How-to

Voice

Voice flips an Agent from text-only to spoken. The microphone captures audio, STT transcribes it, the Agent reasons in text, TTS reads the response back. Both providers are configurable.

What you'll learn
  • How the voice path flows end to end
  • How to enable voice on an Agent
  • Which STT and TTS providers are supported
  • When voice is the right mode and when it is not

The voice path

Microphone input is captured in the client, streamed to the configured STT provider, transcribed to text, passed to the Agent like any other message, and the response is sent through the configured TTS provider for playback. Every leg is traced.

Enable voice on an Agent

  1. 1

    Open step 7 of the builder

    Voice Configuration is off by default. Toggle it on.
  2. 2

    Pick an STT provider

    Choose from the providers registered in Workspace Settings — for example OpenAI Whisper, Google Speech-to-Text, AWS Transcribe, or a self-hosted STT.
  3. 3

    Pick a TTS provider and voice

    Choose a TTS provider and a voice. Most providers ship multiple voices; preview before saving.
  4. 4

    Save and Publish

    Publish the Agent. The test view now shows a microphone icon and reads responses aloud.

When voice is the right mode

Voice fits inbound call deflection, field-ops Agents on mobile, accessibility-first interfaces and hands-free support flows. It is not the right mode for code generation, structured data entry, or anything that needs to be skim-read.
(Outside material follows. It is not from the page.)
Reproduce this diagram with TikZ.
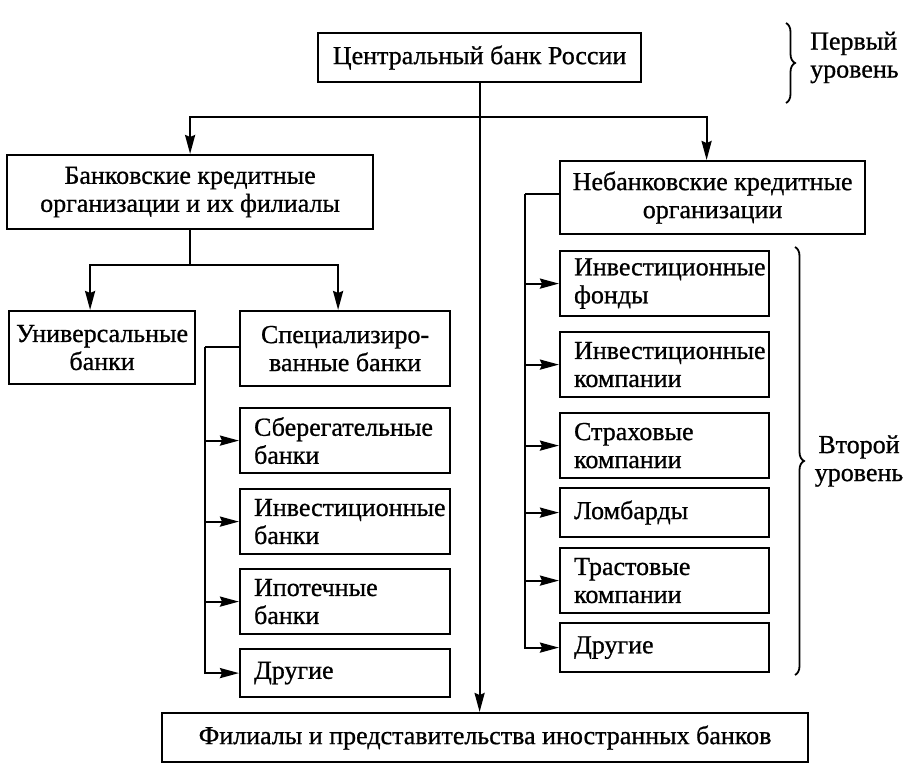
\documentclass[tikz,border=0pt]{standalone}
\usepackage{fontspec}
\setmainfont[FakeBold=0.8]{Liberation Serif}
\usetikzlibrary{arrows.meta,decorations.pathreplacing,calc}
\begin{document}
\begin{tikzpicture}[x=1pt,y=-1pt,
  txt/.style={font=\fontsize{26}{28}\selectfont},
  cbox/.style 2 args={draw,line width=2.2pt,anchor=north west,inner sep=0pt,txt,
     minimum width=#1pt,minimum height=#2pt,align=center},
  lbox/.style 2 args={draw,line width=2.2pt,anchor=north west,inner sep=0pt,txt,
     minimum width=#1pt,minimum height=#2pt,text width=#1pt-28pt,align=left},
  ln/.style={line width=2.2pt},
  arr/.style={line width=2.2pt,-{Stealth[length=19pt,width=10pt,inset=2pt]}},
  brc/.style={line width=1.8pt,decorate,decoration={brace,amplitude=9pt}}]
\useasboundingbox (0,0) rectangle (916,773);
% nodes
\node[cbox={323}{49}] (cb) at (317,32) {Центральный банк России};
\node[cbox={366}{74}] (bank) at (6,154) {Банковские кредитные\\организации и их филиалы};
\node[cbox={305}{73}] (nonbank) at (559,160) {Небанковские кредитные\\организации};
\node[cbox={186}{73}] (univ) at (8,310) {Универсальные\\банки};
\node[cbox={210}{75}] (spec) at (239,310) {Специализиро-\\ванные банки};
\node[lbox={210}{65}] (sav) at (239,407) {Сберегательные\\банки};
\node[lbox={210}{65}] (invb) at (239,488) {Инвестиционные\\банки};
\node[lbox={210}{65}] (mort) at (239,568) {Ипотечные\\банки};
\node[lbox={210}{48}] (oth1) at (239,648) {Другие};
\node[lbox={209}{65}] (fund) at (559,250) {Инвестиционные\\фонды};
\node[lbox={209}{65}] (invc) at (559,331) {Инвестиционные\\компании};
\node[lbox={209}{65}] (ins) at (559,412) {Страховые\\компании};
\node[lbox={209}{49}] (lomb) at (559,487) {Ломбарды};
\node[lbox={209}{65}] (trust) at (559,547) {Трастовые\\компании};
\node[lbox={209}{49}] (oth2) at (559,622) {Другие};
\node[cbox={646}{49}] (foreign) at (161,712) {Филиалы и представительства иностранных банков};
% connectors
\coordinate (j0) at (cb.south |- 0,117);
\draw[arr] (cb.south) -- (cb.south |- foreign.north);
\draw[arr] (j0) -| (bank.north);
\draw[arr] (j0) -| ($(nonbank.north)+(-6,0)$);
\coordinate (j1) at (bank.south |- 0,265);
\draw[ln] (bank.south) -- (j1);
\draw[arr] (j1) -| ($(univ.north)+(-12,0)$);
\draw[arr] (j1) -| ($(spec.north)+(-7,0)$);
\coordinate (s0) at (205,347);
\draw[ln] (spec.west |- s0) -- (s0);
\draw[arr] (s0) |- (oth1.west);
\draw[arr] (s0 |- sav.west) -- (sav.west);
\draw[arr] (s0 |- invb.west) -- (invb.west);
\draw[arr] (s0 |- mort.west) -- (mort.west);
\coordinate (n0) at (525,194);
\draw[ln] (nonbank.west |- n0) -- (n0);
\draw[arr] (n0) |- (oth2.west);
\draw[arr] (n0 |- fund.west) -- (fund.west);
\draw[arr] (n0 |- invc.west) -- (invc.west);
\draw[arr] (n0 |- ins.west) -- (ins.west);
\draw[arr] (n0 |- lomb.west) -- (lomb.west);
\draw[arr] (n0 |- trust.west) -- (trust.west);
% braces
\coordinate (b1a) at (786,23);
\coordinate (b1b) at (786,103);
\draw[brc] (b1a) -- (b1b);
\node[txt,anchor=west,align=left,inner sep=0pt] (lvl1) at (810,57.5) {Первый\\уровень};
\coordinate (b2a) at (795,247);
\coordinate (b2b) at (795,675);
\draw[brc] (b2a) -- (b2b);
\node[txt,align=center,inner sep=0pt] (lvl2) at (859,461) {Второй\\уровень};
\end{tikzpicture}
\end{document}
Frequently asked questions

Can I use different STT and TTS providers?
Yes. STT and TTS are configured independently. You might pick Whisper for transcription and ElevenLabs for playback.
Is voice supported in the web widget?
Yes, the widget supports microphone capture and audio playback when the Agent has voice enabled. Browser permission for the microphone is required.
Does voice cost more per Run?
There is added STT and TTS spend on top of the LLM and Tool cost. Each leg is itemized in the Run Trace and rolls up in Analytics.
Can I run voice on-premise?
Yes. Point STT and TTS at self-hosted providers or your private cloud endpoints. The voice pipeline stays inside your infrastructure.